South Africa was standing at the threshold of the problems that the World Bank and International Monetary Fund (IMF) had bestowed on other southern countries for many decades.

The social movement said the sanctions campaign during apartheid had actually shielded South Africa from the damage that the policies of the World Bank and IMF caused in other countries.

"This supposed punishment was a blessing in disguise for post-apartheid South Africa, in that the country, unlike its counterparts in the rest of Africa and the South, had limited obligations to these agencies."

Jubilee said that while the World Bank loan to Eskom was being promoted as supporting development, "nothing could be further from the truth".

The loan was based on an intensification of coal-fired power.

"This requires the expansion of coal mining, entailing the further dispossession of people from their land," Jubilee said.

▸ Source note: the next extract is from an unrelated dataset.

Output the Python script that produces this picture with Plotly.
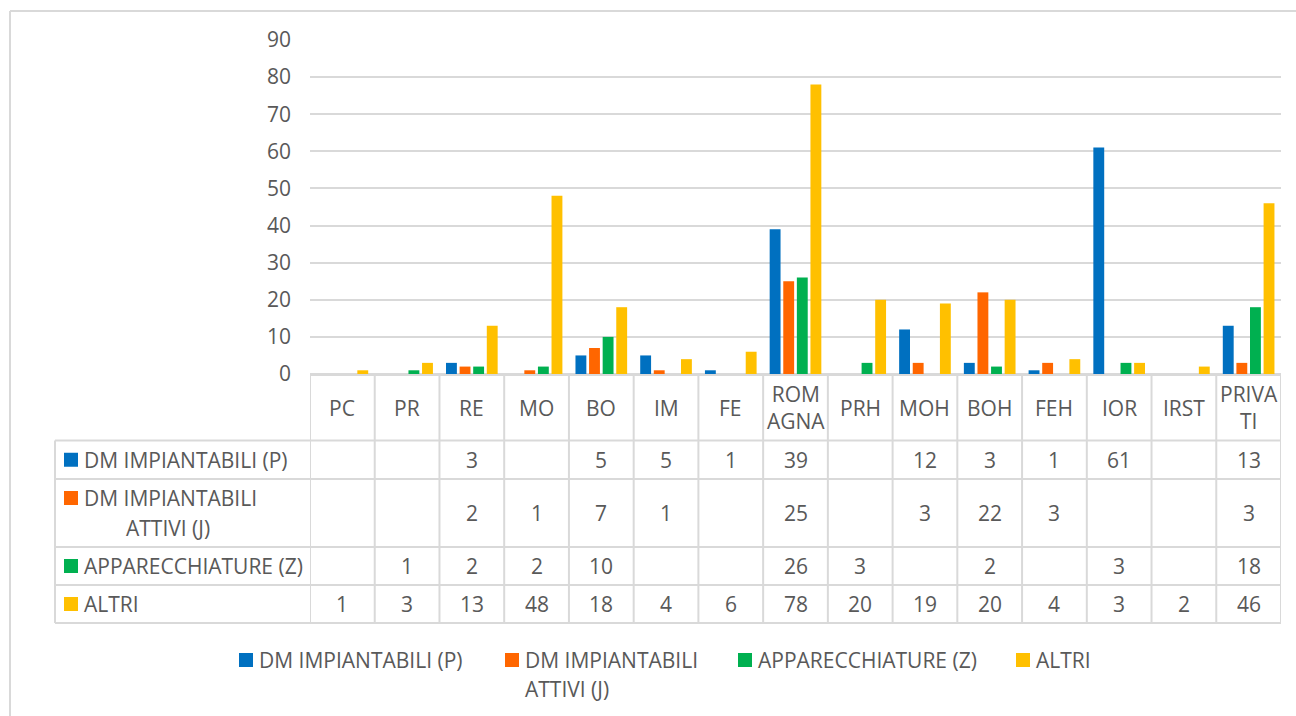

"Coal-fired power stations need highly purified water, but mining pollutes water, so people's water needs will also be sacrificed."

The local effects would be exacerbated by the impact of the loan on carbon emissions and global warming, the impact of which was felt disproportionately in the south as altered weather patterns impacted on agriculture.

"The privileging of capital-intensive power stations over more extensive small-scale renewable projects also impacts negatively on employment opportunities," Jubilee said.

Moreover, the negative impacts of local and global environmental destruction would be passed on to future generations.

"It is becoming increasingly evident to all that sustaining the environment and engaging in appropriate development go hand in hand.

"The collaboration between the World Bank, the government and Eskom towards the granting of this loan represents an attack on both the environment and the people."

Jubilee said it was on this basis that it opposed the loan "and, more broadly, any form of collaboration between South Africa and the World Bank".

Indeed, this loan is another glaring example of why the World Bank should be shut down, Jubilee said.